By the 17th and 18th centuries, the time of the Enlightenment, these shifts in historical thought became more entrenched. In fact, works from the French Enlightenment, like Montesquieu’s Considerations on the Causes of the Greatness of the Romans and their Decline and Voltaire’s Age of Louis XIV downplayed individual personalities in history and instead focused on broader political, social, and cultural trends. While Gibbon also discusses broad trends in history like his French Enlightenment counterparts, Gibbon still keeps a focus on individual historical actors. For Gibbon, there is no problem in seeking to both write history as a dramatic narrative and in a scholarly, analytical way.

Historical Context: The Fall of Rome and the Dark Ages

When Gibbon writes about the “fall of the Roman Empire,” he is referring to a specific event. By 476 CE, the territories of the western half of the Roman Empire had shrunk to mostly just modern-day Italy. The emperor Romulus Augustus, based in Rome, was deposed. Instead of being replaced by someone else as emperor, the German general Odoacer declared himself the king of Italy. This is still seen by most historians as the “fall,” even though the eastern half of the empire, whose capital was Constantinople, continued to exist until 1452, when the Ottoman Empire conquered Constantinople. Although modern historians refer to that territory as the Byzantine Empire (a term that was not actually used until the 18th century) and the predominant language of the government and the people was Greek, not Latin, the people of the Byzantine Empire still thought of themselves as Romans.

Nonetheless, for centuries, European writers treated the fall of Rome like a catastrophic event in the history of Europe. Medieval writers and thinkers thought of the fall of Rome as the beginning of an irreversible decline that would only stop with the end of the world.
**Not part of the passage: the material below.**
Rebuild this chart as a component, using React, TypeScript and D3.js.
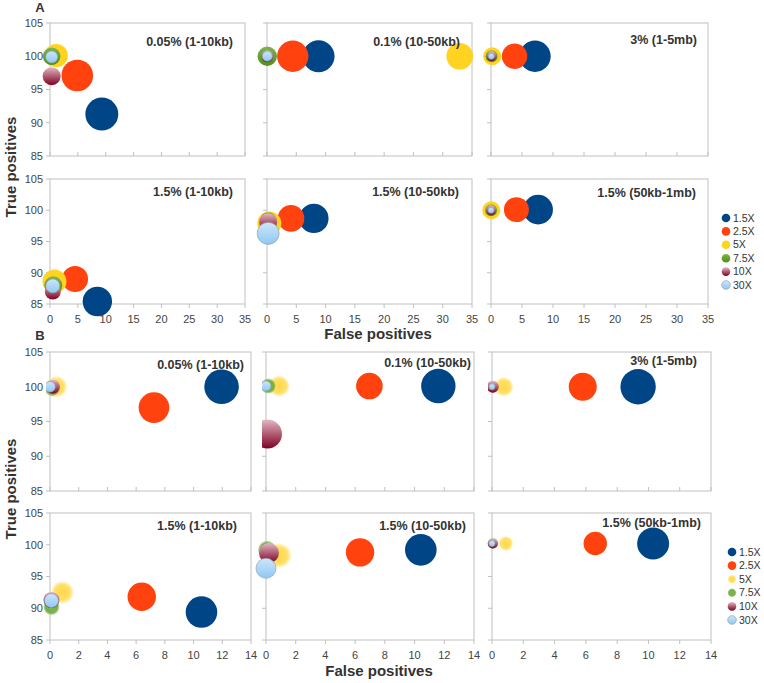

Later historians, beginning in the Renaissance, began to regard the centuries immediately following Rome’s fall as the “Dark Ages”—a reversal in terms of Western civilization, involving the widescale loss of centralized authority and a steep decline in literacy and culture. The reverence felt by the Renaissance humanists toward ancient Greece and Rome continued into Gibbon’s time, playing major roles in the revolutionary political and philosophical ideas of the 18th century. Gibbon’s cynical attitude toward Christianity and the decline of Rome throughout The Decline and Fall of the Roman Empire reflects his intellectual and social background during this era, embodying the newfound religious skepticism in the Enlightenment and the continuing intellectual belief in ancient Rome’s cultural and historical importance for Western culture.